Records for the task:
▼▼▼
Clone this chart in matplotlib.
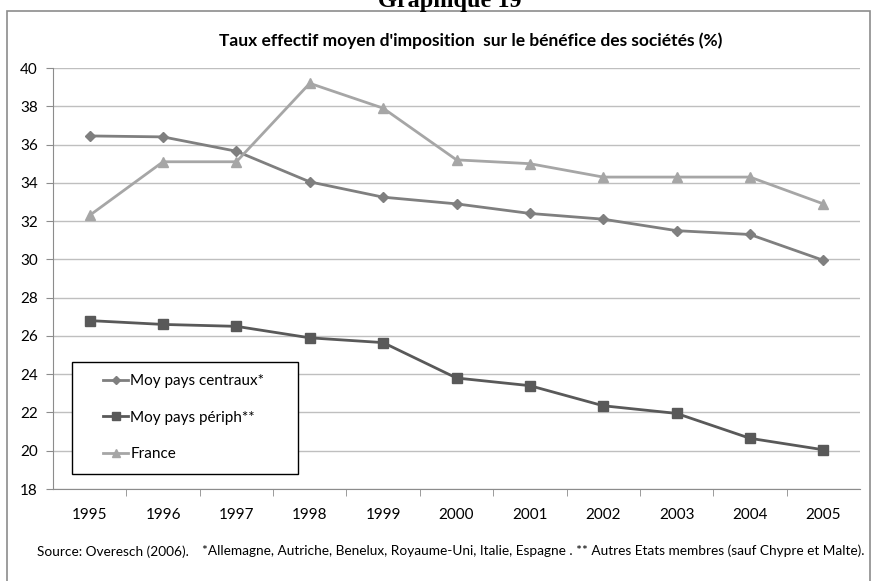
▲▲▲
▼▼▼
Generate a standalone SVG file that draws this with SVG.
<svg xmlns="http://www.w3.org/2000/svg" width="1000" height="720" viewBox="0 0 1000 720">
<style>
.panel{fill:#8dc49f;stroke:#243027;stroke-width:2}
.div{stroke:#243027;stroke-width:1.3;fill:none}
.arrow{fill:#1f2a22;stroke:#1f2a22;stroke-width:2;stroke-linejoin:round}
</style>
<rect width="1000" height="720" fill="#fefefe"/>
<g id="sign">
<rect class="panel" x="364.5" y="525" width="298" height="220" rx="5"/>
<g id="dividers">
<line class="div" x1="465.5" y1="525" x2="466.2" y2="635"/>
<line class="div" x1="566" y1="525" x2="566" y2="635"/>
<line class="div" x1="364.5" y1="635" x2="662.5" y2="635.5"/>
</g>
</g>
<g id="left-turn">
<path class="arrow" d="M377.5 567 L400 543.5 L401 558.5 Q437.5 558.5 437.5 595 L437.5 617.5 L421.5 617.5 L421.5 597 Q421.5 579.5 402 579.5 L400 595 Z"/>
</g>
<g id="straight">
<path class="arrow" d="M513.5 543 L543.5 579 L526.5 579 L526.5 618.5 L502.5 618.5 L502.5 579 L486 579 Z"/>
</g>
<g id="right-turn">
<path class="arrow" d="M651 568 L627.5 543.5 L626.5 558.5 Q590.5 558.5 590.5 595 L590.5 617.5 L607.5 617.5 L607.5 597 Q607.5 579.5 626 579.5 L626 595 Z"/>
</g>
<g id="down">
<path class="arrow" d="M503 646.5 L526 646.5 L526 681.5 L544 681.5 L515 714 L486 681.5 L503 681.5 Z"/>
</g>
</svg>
▲▲▲
Challenge: Look over the listing. Pull out every line with the string "this" in it.

The solution:
Clone this chart in matplotlib.
Generate a standalone SVG file that draws this with SVG.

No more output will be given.